Aile içi şiddet, „mağdurla aynı ikametgahı paylaşmakta olsun veya olmasın veya daha önce paylaşmış olsun veya olmasın, aile içinde veya aile biriminde veya mevcut veya daha önceki eşler veya birlikte yaşayan bireyler arasında“ olarak tanımlanıyor.
“Kadınlara karşı toplumsal cinsiyete dayalı şiddet”, bir kadına karşı, kadın olduğu için yöneltilen veya kadınları orantısız bir biçimde etkileyen şiddet olarak tanımlanıyor, “kadın” teriminin, 18 yaşından küçükleri de kapsaması belirtiliyor.

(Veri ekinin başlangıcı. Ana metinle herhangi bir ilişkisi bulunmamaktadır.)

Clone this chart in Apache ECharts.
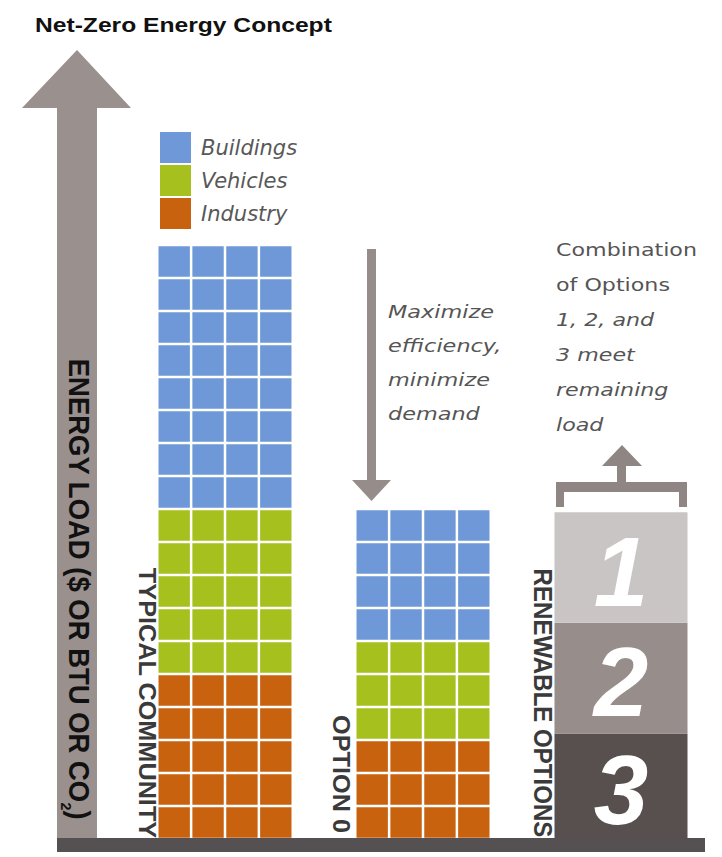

ÜCRETSİZ ADLİ YARDIM İMKANI
Sözleşmede „namus“ kavramına atıfta bulunuluyor, „Taraflar kültür, töre, din, gelenek veya sözde ’namus‘ gibi kavramların bu sözleşme kapsamındaki herhangi bir şiddet eylemine gerekçe olarak kullanılmamasını temin edeceklerdir“ deniliyor.
Ayrıca sözleşme „zorla gerçekleştirilen evliliklerin geçersiz ve hükümsüz kılınabilmesini veya sona erdirilmesini temin edecek yasal veya diğer tedbirleri“ alma zorunluluğu getiriyor, başta kadın ve çocuklar olmak üzere şiddet mağdurlarına barınaklar sağlanması da gereklerden biri.
İstanbul Sözleşmesi taciz amaçlı takibin de cezalandırılması istiyor, fiziksel davranışın yanı sıra cinsel mahiyette sözlü veya sözlü olmayan davranışları da „cinsel taciz“ kapsamına alıyor ve cezalandırılmalarını istiyor. Ayrıca mağdurlara, hukuki yardım ve ücretsiz adli yardım imkanı da sağlıyor.